Given records
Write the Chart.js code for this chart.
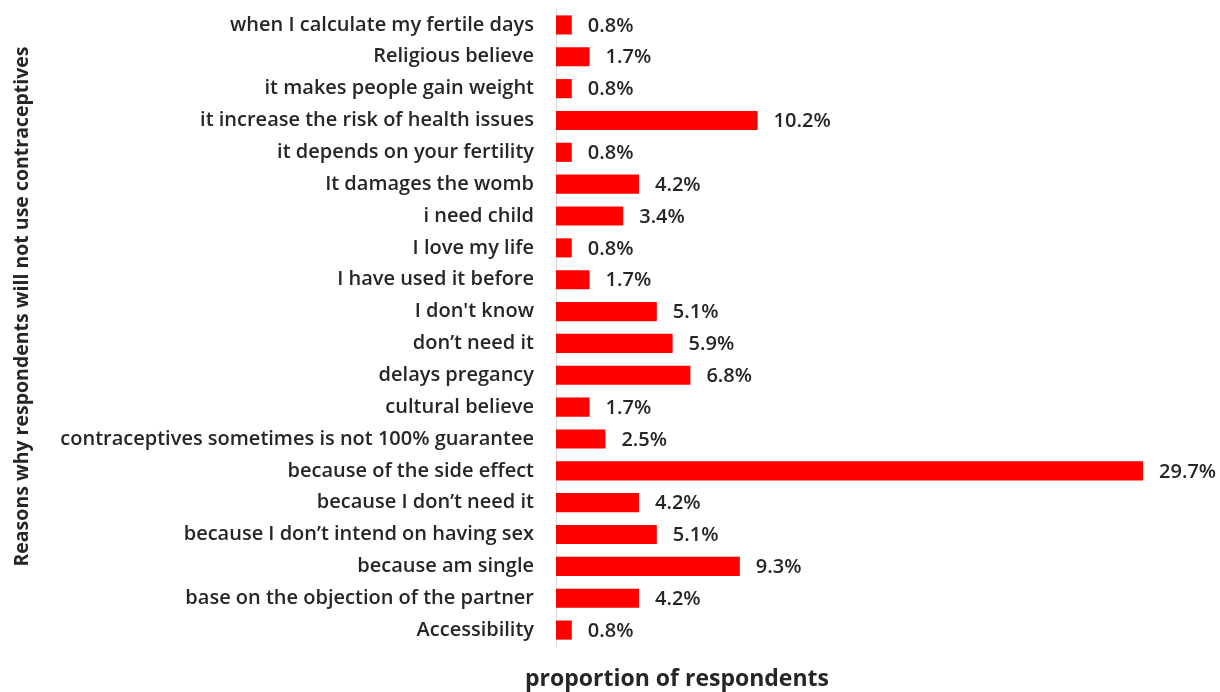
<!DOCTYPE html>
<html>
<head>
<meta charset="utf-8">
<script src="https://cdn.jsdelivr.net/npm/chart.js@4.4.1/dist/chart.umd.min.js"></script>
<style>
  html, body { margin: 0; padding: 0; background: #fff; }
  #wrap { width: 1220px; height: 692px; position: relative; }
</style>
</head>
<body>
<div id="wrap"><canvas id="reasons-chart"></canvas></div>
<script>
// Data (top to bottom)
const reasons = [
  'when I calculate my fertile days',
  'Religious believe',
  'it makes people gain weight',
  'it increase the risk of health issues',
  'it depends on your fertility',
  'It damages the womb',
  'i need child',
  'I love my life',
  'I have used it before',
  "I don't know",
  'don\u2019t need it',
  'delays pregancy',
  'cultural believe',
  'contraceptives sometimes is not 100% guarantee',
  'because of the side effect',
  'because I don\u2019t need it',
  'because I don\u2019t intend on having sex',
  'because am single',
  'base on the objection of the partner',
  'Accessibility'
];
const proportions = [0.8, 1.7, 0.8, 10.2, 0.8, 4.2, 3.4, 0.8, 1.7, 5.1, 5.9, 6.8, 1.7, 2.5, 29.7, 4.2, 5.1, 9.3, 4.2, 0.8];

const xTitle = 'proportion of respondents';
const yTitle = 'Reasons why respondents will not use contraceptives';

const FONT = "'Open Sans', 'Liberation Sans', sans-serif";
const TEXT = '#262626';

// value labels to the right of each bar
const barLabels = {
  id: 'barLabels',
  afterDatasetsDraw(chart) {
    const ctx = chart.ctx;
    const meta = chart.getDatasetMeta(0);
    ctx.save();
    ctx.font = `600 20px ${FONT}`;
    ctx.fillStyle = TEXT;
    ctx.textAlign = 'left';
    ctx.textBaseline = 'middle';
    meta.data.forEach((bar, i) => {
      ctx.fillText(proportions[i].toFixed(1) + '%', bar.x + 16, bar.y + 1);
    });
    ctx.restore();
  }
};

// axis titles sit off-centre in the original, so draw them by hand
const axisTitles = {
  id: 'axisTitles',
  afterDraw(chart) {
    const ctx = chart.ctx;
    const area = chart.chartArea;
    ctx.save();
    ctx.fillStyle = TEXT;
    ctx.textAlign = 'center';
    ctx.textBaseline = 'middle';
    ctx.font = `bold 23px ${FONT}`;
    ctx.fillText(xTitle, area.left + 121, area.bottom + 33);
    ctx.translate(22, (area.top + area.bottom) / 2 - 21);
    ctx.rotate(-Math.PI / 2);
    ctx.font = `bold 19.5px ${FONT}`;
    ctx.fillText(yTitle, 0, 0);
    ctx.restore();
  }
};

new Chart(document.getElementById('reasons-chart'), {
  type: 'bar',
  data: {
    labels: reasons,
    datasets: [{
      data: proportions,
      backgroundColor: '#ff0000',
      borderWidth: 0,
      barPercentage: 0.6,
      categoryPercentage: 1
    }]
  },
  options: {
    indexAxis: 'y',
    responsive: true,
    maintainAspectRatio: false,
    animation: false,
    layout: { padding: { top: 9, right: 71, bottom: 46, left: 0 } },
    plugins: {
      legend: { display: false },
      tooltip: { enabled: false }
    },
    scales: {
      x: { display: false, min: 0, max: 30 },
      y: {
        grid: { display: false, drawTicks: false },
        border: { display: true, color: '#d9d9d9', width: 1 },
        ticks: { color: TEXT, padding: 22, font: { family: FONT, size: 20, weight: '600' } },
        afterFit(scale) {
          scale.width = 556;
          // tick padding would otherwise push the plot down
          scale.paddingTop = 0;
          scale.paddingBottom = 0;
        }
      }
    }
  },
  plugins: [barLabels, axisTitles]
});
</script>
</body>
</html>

* * *

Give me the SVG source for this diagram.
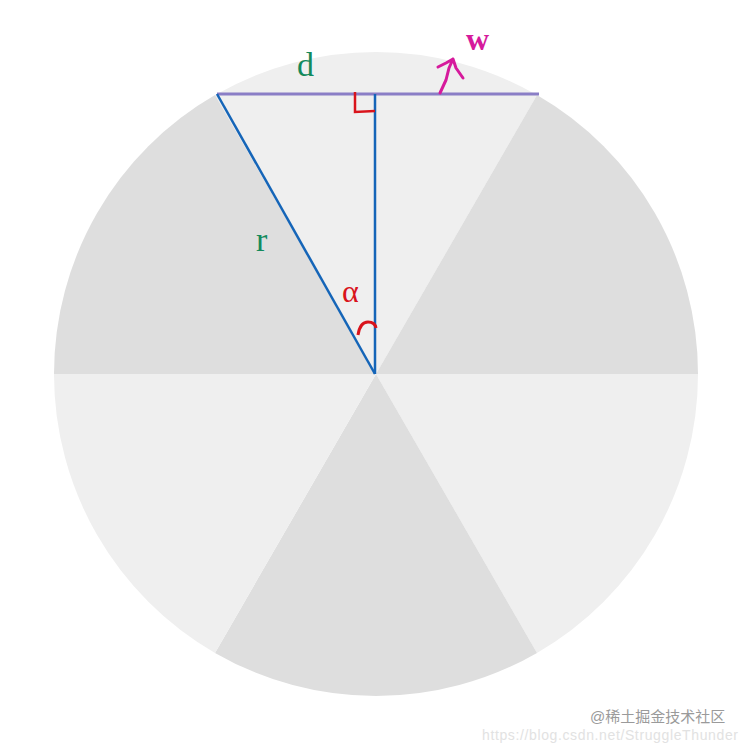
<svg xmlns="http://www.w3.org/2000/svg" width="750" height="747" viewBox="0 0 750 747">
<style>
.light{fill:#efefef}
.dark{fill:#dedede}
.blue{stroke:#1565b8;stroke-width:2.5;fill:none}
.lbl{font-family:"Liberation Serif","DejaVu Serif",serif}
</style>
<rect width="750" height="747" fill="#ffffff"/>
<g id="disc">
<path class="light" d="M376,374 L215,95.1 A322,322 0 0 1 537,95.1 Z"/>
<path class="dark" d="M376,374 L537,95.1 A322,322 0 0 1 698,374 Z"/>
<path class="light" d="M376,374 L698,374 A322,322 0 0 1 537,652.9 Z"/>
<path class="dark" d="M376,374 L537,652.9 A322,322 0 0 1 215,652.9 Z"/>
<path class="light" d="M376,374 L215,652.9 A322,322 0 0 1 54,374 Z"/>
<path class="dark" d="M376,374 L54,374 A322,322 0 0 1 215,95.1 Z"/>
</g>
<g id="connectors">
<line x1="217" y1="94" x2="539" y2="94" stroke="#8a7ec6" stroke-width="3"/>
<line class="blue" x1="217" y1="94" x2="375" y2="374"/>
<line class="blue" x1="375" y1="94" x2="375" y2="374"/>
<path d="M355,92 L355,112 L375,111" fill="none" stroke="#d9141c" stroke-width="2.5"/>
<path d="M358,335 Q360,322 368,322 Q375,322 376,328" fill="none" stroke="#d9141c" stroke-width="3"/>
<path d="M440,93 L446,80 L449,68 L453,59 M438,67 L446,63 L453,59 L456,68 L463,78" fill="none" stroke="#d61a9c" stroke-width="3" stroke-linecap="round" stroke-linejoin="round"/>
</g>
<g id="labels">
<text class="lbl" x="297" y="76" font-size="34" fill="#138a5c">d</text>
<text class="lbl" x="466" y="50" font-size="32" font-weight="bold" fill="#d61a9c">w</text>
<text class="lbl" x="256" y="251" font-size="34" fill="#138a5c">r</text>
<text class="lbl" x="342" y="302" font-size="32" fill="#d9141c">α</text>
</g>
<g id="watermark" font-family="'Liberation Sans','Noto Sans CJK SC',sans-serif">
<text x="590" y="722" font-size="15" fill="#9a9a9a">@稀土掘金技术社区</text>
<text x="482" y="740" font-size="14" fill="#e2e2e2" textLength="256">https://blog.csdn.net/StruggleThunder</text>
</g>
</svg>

Exercise details
Pull every line containing "this" out of the data above.

The completed task
Write the Chart.js code for this chart.
Give me the SVG source for this diagram.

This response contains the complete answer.